Dwarf Mallow - Malva neglecta Dwarf Mallow - Malva neglecta
Foto: botanika.wendys.cz

Herb: Dwarf Mallow


Latin name: Malva neglecta


Family: Malvaceae (Mallow Family)



Medicinal use of Dwarf Mallow:

All parts of the plant are antiphlogistic, astringent, demulcent, diuretic, emollient, expectorant, laxative, salve. The leaves and flowers can be eaten as part of the diet, or a tea can be made from the leaves, flowers or roots. The leaves and flowers are the main part used, their demulcent properties making them valuable as a poultice for bruise, inflammations, insect bites etc, or taken internally in the treatment of respiratory system diseases or inflammation of the digestive or urinary systems. They have similar properties, but are considered to be inferior to the marsh mallow (Althaea officinalis), though they are stronger acting than the common mallow (M. sylvestris).
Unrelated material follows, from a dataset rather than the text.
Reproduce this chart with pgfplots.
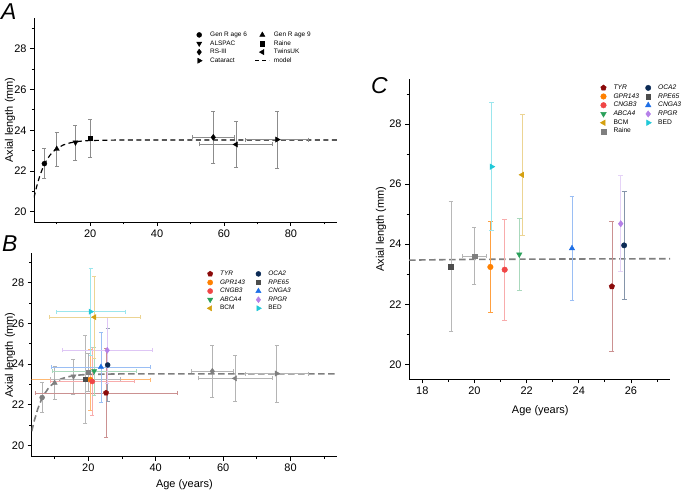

They are seldom used internally. The plant is an excellent laxative for young children.

Description of the plant:



Plant:
Annual


Height:
60 cm
(2 feet)

Flovering:
June to
September

Habitat of the herb:

Waste and cultivated ground, usually on dry soils, frequently in coastal habitats, on dry walls or as a weed of cultivated ground.

Edible parts of Dwarf Mallow:

Leaves and young shoots - raw or cooked. A mild pleasant flavour, they are said to be highly nutritious. They can be added in quantity to salads, and make an excellent lettuce substitute, they can also be cooked as greens. The leaves are mucilaginous, when cooked in soups etc they tend to thicken it in much the same way as okra (Abelmoschatus esculenta). Some people find this mucilaginous texture unpleasant, especially if the leaves are cooked. Immature seeds - raw or cooked. A pleasant nutty flavour, they are nice as a nibble but too small for most people to want to collect in quantity. A decoction of the roots is used as an egg-white substitute for making meringue. The roots are brought to the boil in water and then simmered until the water becomes quite thick. This liquid can then be whisked in much the same way as egg whites. A tea can be made from the dried leaves.

Other uses of the herb:

Cream, yellow and green dyes can be obtained from the plant and the seed heads. The root is used as a toothbrush.

Propagation of Dwarf Mallow:

Seed - sow early spring or autumn in situ. Germination should take place within 2 weeks. The seed germinates in the autumn in the wild.

Cultivation of the herb:

Waste and cultivated ground, usually on dry soils, frequently in coastal habitats, on dry walls or as a weed of cultivated ground.

Known hazards of Malva neglecta:

When grown on nitrogen rich soils (and particularly when these are inorganic), the plant tends to concentrate high levels of nitrates in its leaves. The leaves are perfectly wholesome at all other times.

Plant information taken from the Plants For A Future.